• **Problem to work on**: Return precisely the span of lines from the top of the material below to the line containing "from matplotlib.patches import Rectangle", both included. Pictures are excluded.

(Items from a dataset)
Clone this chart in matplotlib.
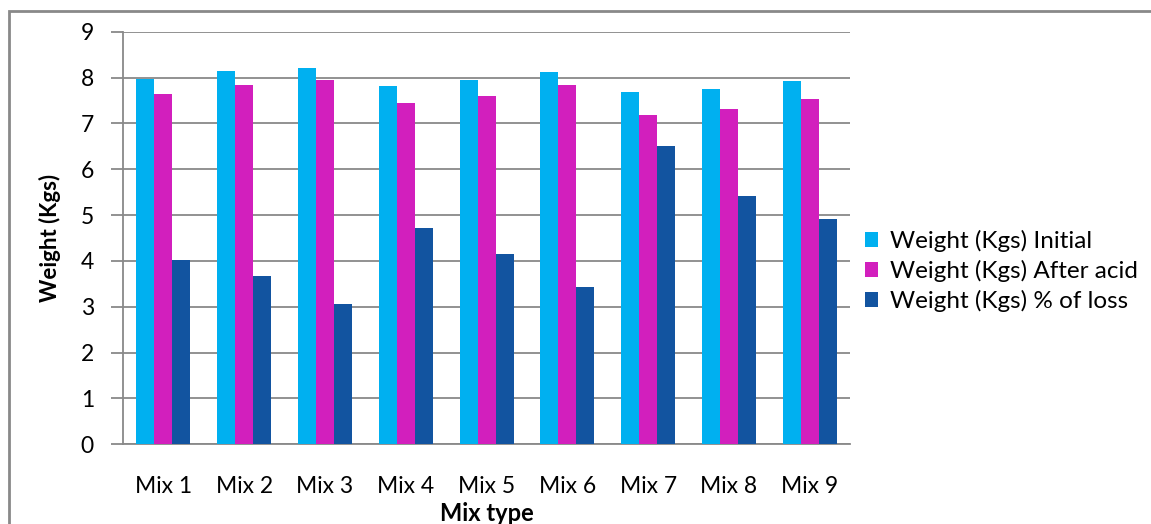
import matplotlib.pyplot as plt
import numpy as np
from matplotlib.patches import Rectangle

mixes = ["Mix 1", "Mix 2", "Mix 3", "Mix 4", "Mix 5", "Mix 6", "Mix 7", "Mix 8", "Mix 9"]
initial = [7.97, 8.14, 8.20, 7.82, 7.94, 8.13, 7.68, 7.74, 7.92]
after_acid = [7.64, 7.84, 7.95, 7.44, 7.60, 7.84, 7.18, 7.32, 7.53]
loss_pct = [4.02, 3.68, 3.05, 4.72, 4.15, 3.44, 6.51, 5.42, 4.91]

series = [
    ("Weight (Kgs) Initial", initial, "#00B0F0"),
    ("Weight (Kgs) After acid", after_acid, "#D21FBD"),
    ("Weight (Kgs) % of loss", loss_pct, "#1254A0"),
]

plt.rcParams['font.family'] = ['Lato', 'DejaVu Sans']
grid_col = "#898989"

fig = plt.figure(figsize=(11.51, 5.24), dpi=100)
ax = fig.add_axes([0.1069, 0.1521, 0.6316, 0.7874])

x = np.arange(len(mixes))
w = 0.223
for i, (name, vals, col) in enumerate(series):
    ax.bar(x + (i - 1) * w, vals, w, color=col, label=name, zorder=3)

ax.set_xlim(-0.5, len(mixes) - 0.5)
ax.set_ylim(0, 9)
ax.set_yticks(range(10))
ax.set_xticks(x)
ax.set_xticklabels(mixes, fontsize=16.5)
ax.tick_params(axis='y', labelsize=16.5, length=9, width=1.3, color=grid_col, pad=12)
ax.tick_params(axis='x', length=0, pad=23)
ax.grid(axis='y', color=grid_col, linewidth=1.3, zorder=0)

for side in ['top', 'right']:
    ax.spines[side].set_visible(False)
for side in ['left', 'bottom']:
    ax.spines[side].set_color(grid_col)
    ax.spines[side].set_linewidth(1.3)

ax.set_ylabel("Weight (Kgs)", fontsize=16, fontweight='bold', labelpad=14)
ax.set_xlabel("Mix type", fontsize=17, fontweight='bold', va='center')
ax.xaxis.set_label_coords(0.5, -0.168)

ax.legend(loc='center left', bbox_to_anchor=(1.0, 0.42), frameon=False,
          fontsize=17.5, handlelength=0.55, handleheight=0.55, handletextpad=0.5,
          labelspacing=0.32, borderaxespad=0.2)

# outer chart frame (open on the right and bottom)
fig.patches.append(Rectangle((0.008, -0.1), 1.2, 1.079, transform=fig.transFigure,
                             fill=False, edgecolor=grid_col, linewidth=2))

fig.savefig("out.png", dpi=100)
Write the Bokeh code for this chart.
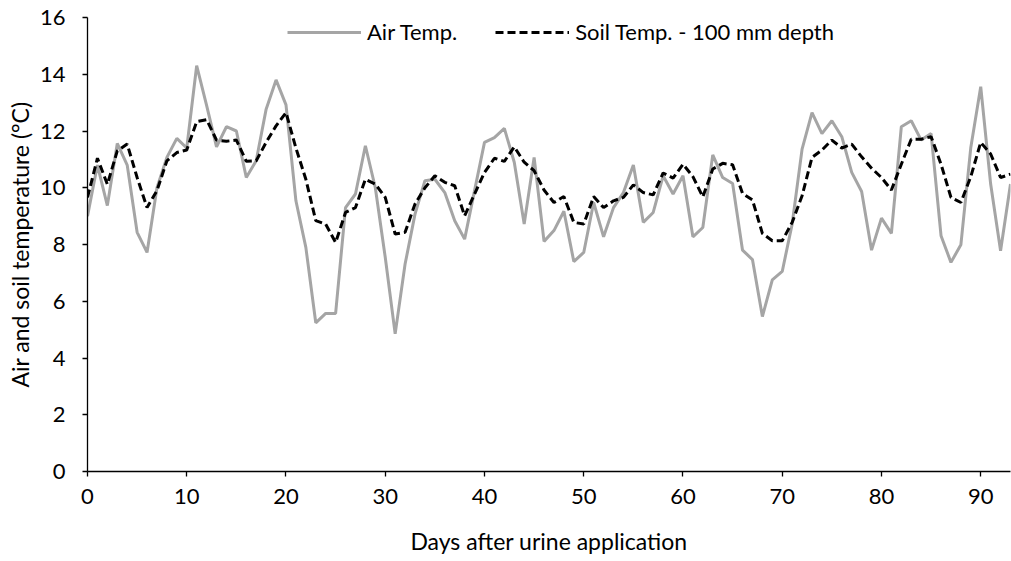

• **Expected answer**:
Clone this chart in matplotlib.
import matplotlib.pyplot as plt
import numpy as np
from matplotlib.patches import Rectangle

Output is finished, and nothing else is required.